Size – The size or diameter of the wheel primarily affects 4 things – acceleration, momentum, ability to roll over stuff, and ride height.
- Acceleration – Smaller wheels accelerate faster, whereas larger wheels accelerate slower. This is true on most levels and has mostly to do with weight. So it is possible that a smaller diameter wheel with a super wide contact patch may accelerate slower than a larger diameter wheel with a super thin contact patch.
- Momentum – Larger wheels have greater mass, and objects with greater mass carry greater momentum. This does not apply only to the diameter of the wheel but should also apply to wheels with wider contact patches/widths, as they will be greater in mass than those with less width.

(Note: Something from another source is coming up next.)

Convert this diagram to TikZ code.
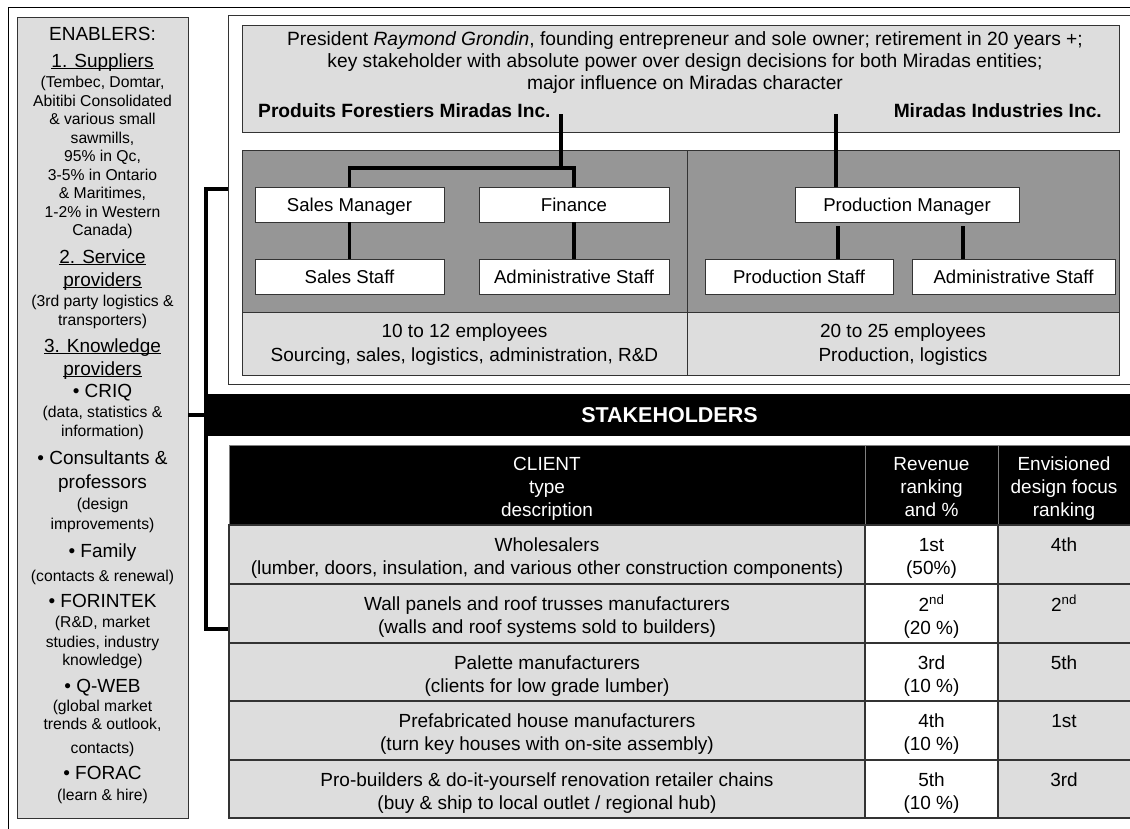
\documentclass[tikz,border=0pt]{standalone}
\usepackage{fontspec}
\setmainfont{Liberation Sans}
\definecolor{lgray}{HTML}{DDDDDD}
\definecolor{dgray}{HTML}{969696}
\definecolor{edge}{HTML}{333333}
\definecolor{hdrline}{HTML}{808080}
\newcommand\fbig{\fontsize{19}{22}\selectfont}
\newcommand\fsmall{\fontsize{15.7}{18}\selectfont}
\newcommand\ftab{\fontsize{19}{23}\selectfont}
\newcommand\forg{\fontsize{18.6}{22}\selectfont}
\newcommand\fpres{\fontsize{19.2}{22}\selectfont}
\newcommand\fstk{\fontsize{21.5}{24}\selectfont\bfseries}
\newcommand\mystrut{\rule{0pt}{15pt}}
\newcommand\myul[1]{\setbox0\hbox{#1}\rlap{\rule[-2.3pt]{\wd0}{1.1pt}}\box0}
\newcommand\mkbox[7]{\node[#6, anchor=north west, minimum width={(#4)-(#2)}, minimum height={(#5)-(#3)}] (#1) at (#2,#3) {#7};}
\newcommand\sbl[4]{\node[anchor=base, inner sep=0pt, font=#3] (#1) at (102.5,#2) {#4};}
\newcommand\trow[6]{%
  \mkbox{r#1a}{229}{#2}{865}{#3}{cellg}{}
  \mkbox{r#1b}{865}{#2}{998}{#3}{cellw}{}
  \mkbox{r#1c}{998}{#2}{1131}{#3}{cellg}{}
  \node[txt, anchor=north] (t#1a) at (547,#2+11) {\mystrut #4};
  \node[txt, anchor=north] (t#1b) at (931.5,#2+11) {\mystrut #5};
  \node[txt, anchor=north] (t#1c) at (1064,#2+11) {\mystrut #6};
}
\tikzset{
  frameline/.style={draw=black, line width=1pt},
  grayb/.style={draw=edge, fill=lgray, line width=1pt, inner sep=0pt, outer sep=0pt},
  darkb/.style={draw=edge, fill=dgray, line width=1pt, inner sep=0pt, outer sep=0pt},
  orgbox/.style={draw=edge, fill=white, line width=1pt, inner sep=0pt, outer sep=0pt, font=\forg, text height=13.3pt, text depth=0pt},
  blackb/.style={fill=black, draw=black, inner sep=0pt, outer sep=0pt, text=white, font=\fstk, text height=15.4pt, text depth=0pt},
  hdr/.style={fill=black, draw=hdrline, line width=1pt, inner sep=0pt, outer sep=0pt},
  cellg/.style={fill=lgray, draw=edge, line width=1.3pt, inner sep=0pt, outer sep=0pt},
  cellw/.style={fill=white, draw=edge, line width=1.3pt, inner sep=0pt, outer sep=0pt},
  txt/.style={inner sep=0pt, font=\ftab, align=center},
  conn/.style={draw=black, line width=3.3pt},
  bracket/.style={draw=black, line width=4pt, line join=miter},
}
\begin{document}
\begin{tikzpicture}[x=1pt,y=-1pt]
\useasboundingbox (0,0) rectangle (1130,828);
\fill[white] (0,0) rectangle (1130,828);
% outer frame
\draw[frameline] (8,829) -- (8,7) -- (1131,7);
% sidebar
\mkbox{side}{17}{17}{188}{818}{grayb}{}
\sbl{s1}{40}{\fbig}{ENABLERS:}
\sbl{s2}{67}{\fbig}{\myul{1. Suppliers}}
\sbl{s3}{87}{\fsmall}{(Tembec, Domtar,}
\sbl{s4}{106}{\fsmall}{Abitibi Consolidated}
\sbl{s5}{124}{\fsmall}{\& various small}
\sbl{s6}{143}{\fsmall}{sawmills,}
\sbl{s7}{161}{\fsmall}{95\% in Qc,}
\sbl{s8}{180}{\fsmall}{3-5\% in Ontario}
\sbl{s9}{198}{\fsmall}{\& Maritimes,}
\sbl{s10}{217}{\fsmall}{1-2\% in Western}
\sbl{s11}{235}{\fsmall}{Canada)}
\sbl{s12}{263}{\fbig}{\myul{2. Service}}
\sbl{s13}{286}{\fbig}{\myul{providers}}
\sbl{s14}{306}{\fsmall}{(3rd party logistics \&}
\sbl{s15}{325}{\fsmall}{transporters)}
\sbl{s16}{352}{\fbig}{\myul{3. Knowledge}}
\sbl{s17}{375}{\fbig}{\myul{providers}}
\sbl{s18}{397}{\fbig}{• CRIQ}
\sbl{s19}{417}{\fsmall}{(data, statistics \&}
\sbl{s20}{436}{\fsmall}{information)}
\sbl{s21}{464}{\fbig}{• Consultants \&}
\sbl{s22}{488}{\fbig}{professors}
\sbl{s23}{509}{\fsmall}{(design}
\sbl{s24}{529}{\fsmall}{improvements)}
\sbl{s25}{557}{\fbig}{• Family}
\sbl{s26}{581}{\fsmall}{(contacts \& renewal)}
\sbl{s27}{607}{\fbig}{• FORINTEK}
\sbl{s28}{627}{\fsmall}{(R\&D, market}
\sbl{s29}{647}{\fsmall}{studies, industry}
\sbl{s30}{665}{\fsmall}{knowledge)}
\sbl{s31}{692}{\fbig}{• Q-WEB}
\sbl{s32}{711}{\fsmall}{(global market}
\sbl{s33}{729}{\fsmall}{trends \& outlook,}
\sbl{s34}{753}{\fsmall}{contacts)}
\sbl{s35}{779}{\fbig}{• FORAC}
\sbl{s36}{800}{\fsmall}{(learn \& hire)}
% upper white box
\draw[draw=edge, line width=1pt] (1131,15) -- (228,15) -- (228,384) -- (1131,384);
% president box
\mkbox{pres}{242}{25}{1119}{132}{grayb}{}
\node[anchor=base, inner sep=0pt, font=\fpres] (p1) at (685,45) {President \textit{Raymond Grondin}, founding entrepreneur and sole owner; retirement in 20 years +;};
\node[anchor=base, inner sep=0pt, font=\fpres] (p2) at (685,67) {key stakeholder with absolute power over design decisions for both Miradas entities;};
\node[anchor=base, inner sep=0pt, font=\fpres] (p3) at (685,89) {major influence on Miradas character};
\node[anchor=base west, inner sep=0pt, font=\fpres\bfseries] (pf) at (258,117) {Produits Forestiers Miradas Inc.};
\node[anchor=base east, inner sep=0pt, font=\fpres\bfseries] (mi) at (1102,117) {Miradas Industries Inc.};
% dark panels
\mkbox{panL}{242}{150}{687}{312}{darkb}{}
\mkbox{panR}{687}{150}{1119}{312}{darkb}{}
\mkbox{empL}{242}{312}{687}{375}{grayb}{}
\mkbox{empR}{687}{312}{1119}{375}{grayb}{}
\node[txt, anchor=north, font=\fontsize{19}{24}\selectfont] (eL) at (464.5,322) {\mystrut 10 to 12 employees\\Sourcing, sales, logistics, administration, R\&D};
\node[txt, anchor=north, font=\fontsize{19}{24}\selectfont] (eR) at (903,322) {\mystrut 20 to 25 employees\\Production, logistics};
% org boxes
\mkbox{sm}{255}{187}{444}{222}{orgbox}{Sales Manager}
\mkbox{fin}{479}{187}{669}{222}{orgbox}{Finance}
\mkbox{ss}{255}{259}{444}{294}{orgbox}{Sales Staff}
\mkbox{as1}{479}{259}{669}{294}{orgbox}{Administrative Staff}
\mkbox{pm}{795}{187}{1019}{222}{orgbox}{Production Manager}
\mkbox{ps}{705}{259}{893}{294}{orgbox}{Production Staff}
\mkbox{as2}{912}{259}{1115}{294}{orgbox}{Administrative Staff}
% connectors
\coordinate (c1) at (561,114);
\coordinate (j1) at (561,168);
\coordinate (c2) at (836,114);
\coordinate (k1) at (838,226);
\coordinate (k2) at (963,226);
\draw[conn] (c1) -- (j1);
\draw[conn] (sm.north) |- (j1) -| (fin.north);
\draw[conn] (sm) -- (ss);
\draw[conn] (fin) -- (as1);
\draw[conn] (c2) -- (c2 |- pm.north);
\draw[conn] (k1) -- (k1 |- ps.north);
\draw[conn] (k2) -- (k2 |- as2.north);
% stakeholders bar
\mkbox{stk}{208}{394}{1131}{435}{blackb}{STAKEHOLDERS}
% bracket
\coordinate (bt) at (228,189);
\coordinate (bb) at (229,629);
\draw[bracket] (bt) -- (206,189) -- (206,629) -- (bb);
\draw[bracket] (side.east |- stk.west) -- (stk.west);
% table header
\mkbox{h1}{229}{445}{865}{525}{hdr}{}
\mkbox{h2}{865}{445}{998}{525}{hdr}{}
\mkbox{h3}{998}{445}{1131}{525}{hdr}{}
\node[txt, anchor=north, text=white] (th1) at (547,455) {\mystrut CLIENT\\type\\description};
\node[txt, anchor=north, text=white] (th2) at (931.5,455) {\mystrut Revenue\\ranking\\and \%};
\node[txt, anchor=north, text=white] (th3) at (1064,455) {\mystrut Envisioned\\design focus\\ranking};
% rows
\trow{1}{525}{584}{Wholesalers\\(lumber, doors, insulation, and various other construction components)}{1st\\(50\%)}{4th}
\trow{2}{584}{643}{Wall panels and roof trusses manufacturers\\(walls and roof systems sold to builders)}{2\textsuperscript{nd}\\(20 \%)}{2\textsuperscript{nd}}
\trow{3}{643}{701}{Palette manufacturers\\(clients for low grade lumber)}{3rd\\(10 \%)}{5th}
\trow{4}{701}{760}{Prefabricated house manufacturers\\(turn key houses with on-site assembly)}{4th\\(10 \%)}{1st}
\trow{5}{760}{818}{Pro-builders \& do-it-yourself renovation retailer chains\\(buy \& ship to local outlet / regional hub)}{5th\\(10 \%)}{3rd}
\end{tikzpicture}
\end{document}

What this means is that while a larger wheel may be tougher to accelerate to speed, a larger wheel will hold speed while coasting longer than a smaller wheel. This is especially useful in some downhill courses when the hill starts off steep and then flattens out at some point. You will be able to hold a tuck for a longer period of time before resorting to pushing, or you may carry more speed going into the next steep section.
- Ability to roll over stuff – Children’s toes, potholes, stones, trash, and small curbs stand much less of a match for large diameter wheels than those with a small diameter. However large the object is, assuming it is smaller than half the size of the wheel, if a large wheel rolls over this object, it will, to a lesser extent, smash straight into the object and instead roll over it (if you’re lucky).
- Ride height – A larger diameter wheel will ride higher than a smaller wheel, all other things being equal. The difference is often very little, but a quarter of an inch will be a noticeable difference for most people. This makes a difference in how the board sticks to the road vs. slides, and it also makes a difference to the pusher, though it is totally up for debate how ride height affects performance.
- accelerate faster, due to decreased mass.
- slide smoother and lose traction earlier, due to a thinner patch of urethane between the core and the road. The ‘thane flexes less and generally will scrub across the road rather than chatter.
- decelerate faster, due to less mass and, in turn, inertia.
- accelerate slower, due to increased mass (all other things being equal).
- hold speed longer, due to increased mass/intertia
- feel smoother over rough pavement. More ‘thane means the wheel can flex more over bumps, cracks, stones, toes, etc.
- have more grip, because there is more urethane flexing and grabbing at the road.